─── DATASET SECTION

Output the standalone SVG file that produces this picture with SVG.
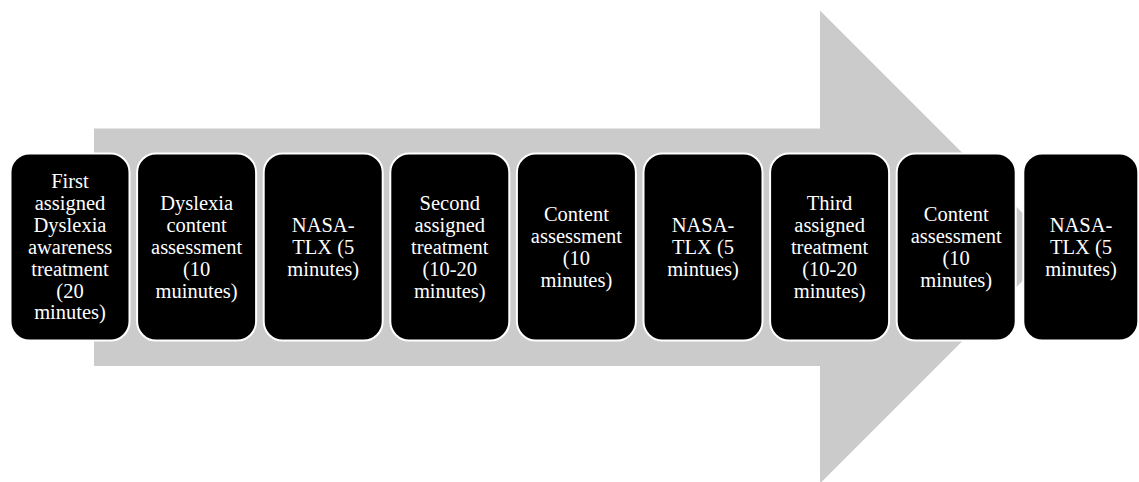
<svg xmlns="http://www.w3.org/2000/svg" width="1139" height="482" viewBox="0 0 1139 482">
<style>
.box{fill:#000;stroke:#fff;stroke-width:2}
.t{fill:#fff;font-size:20.5px;text-anchor:middle}
</style>
<rect width="1139" height="482" fill="#fff"/>
<g id="arrow">
<polygon points="94,128.5 820,128.5 820,10.5 1056.5,247 820,483.5 820,366 94,366" fill="#cbcbcb"/>
</g>
<g id="connectors"></g>
<g font-family="'Liberation Serif', 'DejaVu Serif', serif">
<g id="n1"><rect class="box" x="10.5" y="153.5" width="119" height="187" rx="19"/>
<text class="t"><tspan x="70" y="188">First</tspan><tspan x="70" y="209.9">assigned</tspan><tspan x="70" y="231.8">Dyslexia</tspan><tspan x="70" y="253.7">awareness</tspan><tspan x="70" y="275.6">treatment</tspan><tspan x="70" y="297.5">(20</tspan><tspan x="70" y="319.4">minutes)</tspan></text></g>
<g id="n2"><rect class="box" x="137.1" y="153.5" width="119" height="187" rx="19"/>
<text class="t"><tspan x="196.6" y="209.9">Dyslexia</tspan><tspan x="196.6" y="231.8">content</tspan><tspan x="196.6" y="253.7">assessment</tspan><tspan x="196.6" y="275.6">(10</tspan><tspan x="196.6" y="297.5">muinutes)</tspan></text></g>
<g id="n3"><rect class="box" x="263.7" y="153.5" width="119" height="187" rx="19"/>
<text class="t"><tspan x="323.2" y="231.8">NASA-</tspan><tspan x="323.2" y="253.7">TLX (5</tspan><tspan x="323.2" y="275.6">minutes)</tspan></text></g>
<g id="n4"><rect class="box" x="390.3" y="153.5" width="119" height="187" rx="19"/>
<text class="t"><tspan x="449.8" y="209.9">Second</tspan><tspan x="449.8" y="231.8">assigned</tspan><tspan x="449.8" y="253.7">treatment</tspan><tspan x="449.8" y="275.6">(10-20</tspan><tspan x="449.8" y="297.5">minutes)</tspan></text></g>
<g id="n5"><rect class="box" x="516.9" y="153.5" width="119" height="187" rx="19"/>
<text class="t"><tspan x="576.4" y="220.8">Content</tspan><tspan x="576.4" y="242.7">assessment</tspan><tspan x="576.4" y="264.6">(10</tspan><tspan x="576.4" y="286.5">minutes)</tspan></text></g>
<g id="n6"><rect class="box" x="643.5" y="153.5" width="119" height="187" rx="19"/>
<text class="t"><tspan x="703" y="231.8">NASA-</tspan><tspan x="703" y="253.7">TLX (5</tspan><tspan x="703" y="275.6">mintues)</tspan></text></g>
<g id="n7"><rect class="box" x="770.1" y="153.5" width="119" height="187" rx="19"/>
<text class="t"><tspan x="829.6" y="209.9">Third</tspan><tspan x="829.6" y="231.8">assigned</tspan><tspan x="829.6" y="253.7">treatment</tspan><tspan x="829.6" y="275.6">(10-20</tspan><tspan x="829.6" y="297.5">minutes)</tspan></text></g>
<g id="n8"><rect class="box" x="896.7" y="153.5" width="119" height="187" rx="19"/>
<text class="t"><tspan x="956.2" y="220.8">Content</tspan><tspan x="956.2" y="242.7">assessment</tspan><tspan x="956.2" y="264.6">(10</tspan><tspan x="956.2" y="286.5">minutes)</tspan></text></g>
<g id="n9"><rect class="box" x="1023.3" y="153.5" width="115" height="187" rx="19"/>
<text class="t"><tspan x="1081" y="231.8">NASA-</tspan><tspan x="1081" y="253.7">TLX (5</tspan><tspan x="1081" y="275.6">minutes)</tspan></text></g>
</g>
</svg>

──────

● **WHAT YOU HAVE TO DO**
Your copy of the data above should match it exactly, except that pictures are left out.

● **EXPECTED OUTPUT**
Output the standalone SVG file that produces this picture with SVG.
<svg xmlns="http://www.w3.org/2000/svg" width="1139" height="482" viewBox="0 0 1139 482">
<style>
.box{fill:#000;stroke:#fff;stroke-width:2}
.t{fill:#fff;font-size:20.5px;text-anchor:middle}
</style>
<rect width="1139" height="482" fill="#fff"/>
<g id="arrow">
<polygon points="94,128.5 820,128.5 820,10.5 1056.5,247 820,483.5 820,366 94,366" fill="#cbcbcb"/>
</g>
<g id="connectors"></g>
<g font-family="'Liberation Serif', 'DejaVu Serif', serif">
<g id="n1"><rect class="box" x="10.5" y="153.5" width="119" height="187" rx="19"/>
<text class="t"><tspan x="70" y="188">First</tspan><tspan x="70" y="209.9">assigned</tspan><tspan x="70" y="231.8">Dyslexia</tspan><tspan x="70" y="253.7">awareness</tspan><tspan x="70" y="275.6">treatment</tspan><tspan x="70" y="297.5">(20</tspan><tspan x="70" y="319.4">minutes)</tspan></text></g>
<g id="n2"><rect class="box" x="137.1" y="153.5" width="119" height="187" rx="19"/>
<text class="t"><tspan x="196.6" y="209.9">Dyslexia</tspan><tspan x="196.6" y="231.8">content</tspan><tspan x="196.6" y="253.7">assessment</tspan><tspan x="196.6" y="275.6">(10</tspan><tspan x="196.6" y="297.5">muinutes)</tspan></text></g>
<g id="n3"><rect class="box" x="263.7" y="153.5" width="119" height="187" rx="19"/>
<text class="t"><tspan x="323.2" y="231.8">NASA-</tspan><tspan x="323.2" y="253.7">TLX (5</tspan><tspan x="323.2" y="275.6">minutes)</tspan></text></g>
<g id="n4"><rect class="box" x="390.3" y="153.5" width="119" height="187" rx="19"/>
<text class="t"><tspan x="449.8" y="209.9">Second</tspan><tspan x="449.8" y="231.8">assigned</tspan><tspan x="449.8" y="253.7">treatment</tspan><tspan x="449.8" y="275.6">(10-20</tspan><tspan x="449.8" y="297.5">minutes)</tspan></text></g>
<g id="n5"><rect class="box" x="516.9" y="153.5" width="119" height="187" rx="19"/>
<text class="t"><tspan x="576.4" y="220.8">Content</tspan><tspan x="576.4" y="242.7">assessment</tspan><tspan x="576.4" y="264.6">(10</tspan><tspan x="576.4" y="286.5">minutes)</tspan></text></g>
<g id="n6"><rect class="box" x="643.5" y="153.5" width="119" height="187" rx="19"/>
<text class="t"><tspan x="703" y="231.8">NASA-</tspan><tspan x="703" y="253.7">TLX (5</tspan><tspan x="703" y="275.6">mintues)</tspan></text></g>
<g id="n7"><rect class="box" x="770.1" y="153.5" width="119" height="187" rx="19"/>
<text class="t"><tspan x="829.6" y="209.9">Third</tspan><tspan x="829.6" y="231.8">assigned</tspan><tspan x="829.6" y="253.7">treatment</tspan><tspan x="829.6" y="275.6">(10-20</tspan><tspan x="829.6" y="297.5">minutes)</tspan></text></g>
<g id="n8"><rect class="box" x="896.7" y="153.5" width="119" height="187" rx="19"/>
<text class="t"><tspan x="956.2" y="220.8">Content</tspan><tspan x="956.2" y="242.7">assessment</tspan><tspan x="956.2" y="264.6">(10</tspan><tspan x="956.2" y="286.5">minutes)</tspan></text></g>
<g id="n9"><rect class="box" x="1023.3" y="153.5" width="115" height="187" rx="19"/>
<text class="t"><tspan x="1081" y="231.8">NASA-</tspan><tspan x="1081" y="253.7">TLX (5</tspan><tspan x="1081" y="275.6">minutes)</tspan></text></g>
</g>
</svg>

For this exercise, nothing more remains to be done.